後白河院と寺社勢力(8)国守(1)下級官僚は国守を目指す

 日本は大宝元年(701)に唐・新羅に倣って律令制を導入したのだが、それは、正一位上から少初位下に至る30階級からなり、その位は、宮廷において天皇に一番近い場所に座る人を一位と定めたものであるが、更にその下にも無位の階層が続き当時8300人とされる官僚を貼り付けた。


 また、一位から五位までの叙位は天皇の任命による勅授によって授けられ、任命された者の氏名と叙位年月は正史に明記されることから、五位と六位の間には大きな差があることになるのだが、もっとも、国家の重要事項は、摂政・関白・太政・左・右・内大臣と、大・中納言、そして参議の三位以上からなる「公卿」によって決定され、昇殿を許されていた彼らは「殿上人」とも称されて、今で言うキャリア官僚は「公卿」であった。


   

 律令時代とは、例えば、春に官稲を農民に貸付け秋に3〜5割の利稲と共に回収する出挙(すいこ)に見られるように、農業といえども国が利稲収入を目的とする貸金業を営んでいたように、農業・建築・土木を含めた一切の事業は全て国家経営で行われ、地方政治も首長である国守も国家が任命していたから、立身出世の方法は行政職としての長い長い官僚ピラミッドを一段一段登るしかなかったのである。


 さらには、例えば一位の父を持つ嫡子は21歳になると自動的に従五位下に叙されるような、五位以上の父・祖父をもつ貴族の子孫は「蔭位(おんい)」とい特権制度(下図参照)に守られていたから、高位の家に高位の身分が集中するこの仕組みが格差の拡大と固定を促進させて藤原一族のような権門を生んでゆくのであった。


  

 そうなると、五位以下の下級貴族にとって「公卿」などは益々手の届かない存在になるばかりか、やっと五位に到達しても彼らが就任可能なポストは中央・国守と合わせておよそ150位しかなく、それを巡って250人が熾烈なポスト争いを展開していたとされる。

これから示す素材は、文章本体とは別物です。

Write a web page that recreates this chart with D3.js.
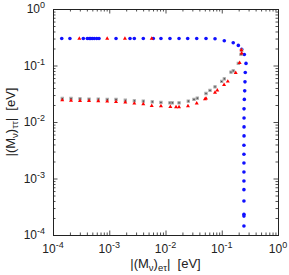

 このような常時40%のポストレスの五位としては、地方長官である「国守」を目指すしかないのであるが、しかし、任国66ヶ所、満期5年の国守の定員は66人、毎年の空ポストは多くて精々二桁、そんな苛烈な就活レースはどのようなものであったか、次回に私たちに馴染みの深い清少納言の父と紫式部の父を参考に当時の下級官僚の悲哀を偲んでみたい。


※ 以上は(「王朝貴族物語」山口博著 講談社現代新書)を参考にしました。